We can't stop ourselves from having emotions, but we can influence them for the better. Though it has nothing to do with god. Our bodies are deterministic, and somehow we are indeterministic in that we have free will. So all we have to do is "act upon" our emotions by imagining something else, and we can superimpose other emotions onto the ones we have, like they do the fear of god, and since his fear of god was more powerful than his lust for women, he was able to control that.

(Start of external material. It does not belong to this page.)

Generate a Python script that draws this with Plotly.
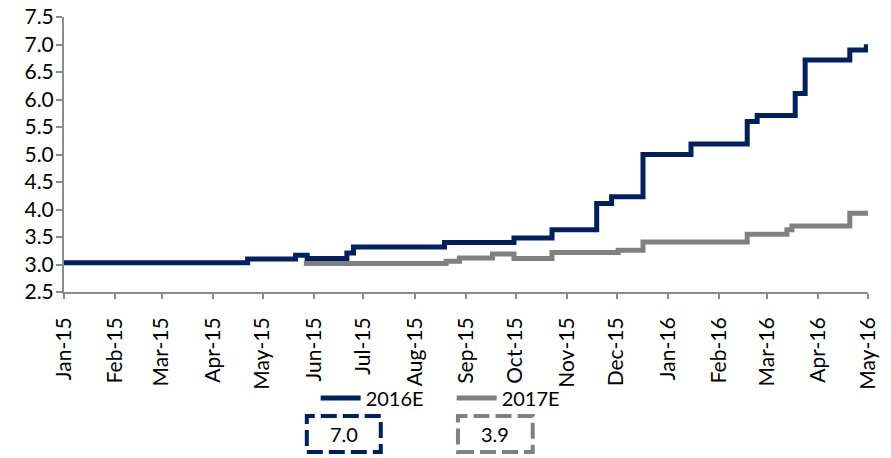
"""Consensus EPS estimates drifting up: 2016E vs 2017E, Jan-15 to May-16."""

import plotly.graph_objects as go

# Step-wise consensus estimates (date of change, new level)
dates_2016e = [
    "2015-01-01", "2015-04-22", "2015-05-21", "2015-05-28", "2015-06-21",
    "2015-06-25", "2015-08-19", "2015-09-30", "2015-10-23", "2015-11-19",
    "2015-11-28", "2015-12-17", "2016-01-15", "2016-02-18", "2016-02-24",
    "2016-03-18", "2016-03-24", "2016-04-20", "2016-04-30", "2016-05-01",
]
values_2016e = [
    3.03, 3.10, 3.17, 3.11, 3.21,
    3.32, 3.40, 3.48, 3.63, 4.11,
    4.23, 5.00, 5.19, 5.60, 5.71,
    6.11, 6.72, 6.90, 6.96, 6.96,
]

dates_2017e = [
    "2015-05-26", "2015-08-20", "2015-08-28", "2015-09-17", "2015-09-30",
    "2015-10-23", "2015-12-02", "2015-12-17", "2016-02-18", "2016-03-13",
    "2016-03-16", "2016-04-20", "2016-05-01",
]
values_2017e = [
    3.02, 3.06, 3.12, 3.19, 3.11,
    3.22, 3.26, 3.41, 3.55, 3.63,
    3.70, 3.93, 3.93,
]

NAVY = "#002060"
GREY = "#808080"
AXIS = "#8C8C8C"
FONT = "Lato"

fig = go.Figure()

fig.add_trace(
    go.Scatter(
        x=dates_2016e,
        y=values_2016e,
        name="2016E",
        mode="lines",
        line={"color": NAVY, "width": 5, "shape": "hv"},
    )
)
fig.add_trace(
    go.Scatter(
        x=dates_2017e,
        y=values_2017e,
        name="2017E",
        mode="lines",
        line={"color": GREY, "width": 5, "shape": "hv"},
    )
)

# Dashed boxes with the latest value of each series
boxes = [
    (values_2016e[-1], NAVY, 0.302, 0.394),
    (values_2017e[-1], GREY, 0.490, 0.583),
]
for val, color, x0, x1 in boxes:
    fig.add_shape(
        type="rect",
        xref="paper",
        yref="paper",
        x0=x0,
        x1=x1,
        y0=-0.582,
        y1=-0.451,
        line={"color": color, "width": 4, "dash": "16px,6px"},
    )
    fig.add_annotation(
        text=f"{val:.1f}",
        xref="paper",
        yref="paper",
        x=(x0 + x1) / 2,
        y=-0.516,
        xanchor="center",
        yanchor="middle",
        showarrow=False,
        font={"family": FONT, "size": 20, "color": "black"},
    )

fig.update_layout(
    width=891,
    height=458,
    margin={"l": 64, "r": 23, "t": 17, "b": 166},
    plot_bgcolor="white",
    paper_bgcolor="white",
    font={"family": FONT, "size": 21, "color": "black"},
    showlegend=True,
    legend={
        "orientation": "h",
        "x": 0.313,
        "xanchor": "left",
        "y": -0.385,
        "yanchor": "middle",
        "itemwidth": 40,
        "entrywidth": 81,
        "entrywidthmode": "pixels",
        "font": {"family": FONT, "size": 20},
        "bgcolor": "rgba(0,0,0,0)",
    },
)

fig.update_xaxes(
    type="date",
    range=["2015-01-01", "2016-05-01"],
    tick0="2015-01-01",
    dtick="M1",
    tickformat="%b-%y",
    tickangle=-90,
    ticks="outside",
    ticklen=5,
    tickwidth=2,
    tickcolor=AXIS,
    ticklabelstandoff=10,
    showline=True,
    linecolor=AXIS,
    linewidth=2,
    showgrid=False,
    zeroline=False,
    automargin=False,
)
fig.update_yaxes(
    range=[2.5, 7.5],
    dtick=0.5,
    tick0=2.5,
    tickformat=".1f",
    ticks="outside",
    ticklen=6,
    tickwidth=2,
    tickcolor=AXIS,
    ticklabelstandoff=-2,
    showline=True,
    linecolor=AXIS,
    linewidth=2,
    showgrid=False,
    zeroline=False,
    automargin=False,
)

# Drop the default page margin so the figure sits at the window's corner
fig.write_html(
    "out.html",
    config={"displayModeBar": False},
    post_script="document.body.style.margin = '0';",
)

We can control our emotions through thought. We can make ourselves cry, not fake tears, but real ones by thinking of sad things (actors do this all the time). We can calm our emotions through focus. But as you say, you can't rid yourself from having them altogether, as that would be to altar our biology itself to prevent emotion from ever occurring - which would be a pathology.

 

But to your friends, naive but somewhat true point, you can in fact condition your responses through various disciplines and practices. To the point that what would normally trigger a response of anger, could be conditioned to respond differently. I am certainly not of the opinion we are slaves to our biology entirely, but that our mind and body interact with one another. (I can literally make the pores of my skin sweat from simply thinking about eating spicy hot foods - and a long list of people who know me will attest to that).

 

The treatment of depression through Cognitive Behavioral Therapy is just that, understanding that most emotions are directly connected to the thoughts we have, that they are the caboose and our thoughts the train engine. This I know is very, very true and can lead to deep depression, imagining negative scenarios, feeling frightened, angry, hurt, lost, despondent, etc - all from the thought with no actual, real event having occurred. This emotion serves as validation of the thought, because it made it experienced, it made it become reality to that person; they believe it, then keep thinking it, they keep feeling worse, it affects their actions, which affect their emotions, which affects their thoughts... and spiraling down they go. All from a thought.

 

So yes, absolutely we can affect and can control, both for positive and negative, our emotions.

 

So then to the idea of love. Love is not meant as just emotions, even though that's a common use. Love is also a philosophy, a principle, a value, an attitude. These are all also common uses of the word. So... if someone embraces Love as a 'way of life', an attitude, an outlook, a state of being... guess what? That mental position, that mindset, affects, impacts, directs, influences, their emotions and their reactions and their actions. So you likewise have a spiraling effect, but instead of downward (or directionless), it is a positive direction resulting in healthier psychology, healthier actions, and a healthier body.

 

However, your friend mythologizes it. But I suspect he is quite young, and he doesn't understand that truth yet, and simply understanding the symbols as little magical things that if he does will magically bring it down from the sky somewhere. The reality, is that it comes from within. And that little blurb above is a pretty basic understanding of how and why.

You misunderstood me. I can't believe i missed your response though. By the way you responded to me at length, you are saying nearly the same thing I was saying in short. I completely agree that we can influence our emotions and our emotional responses.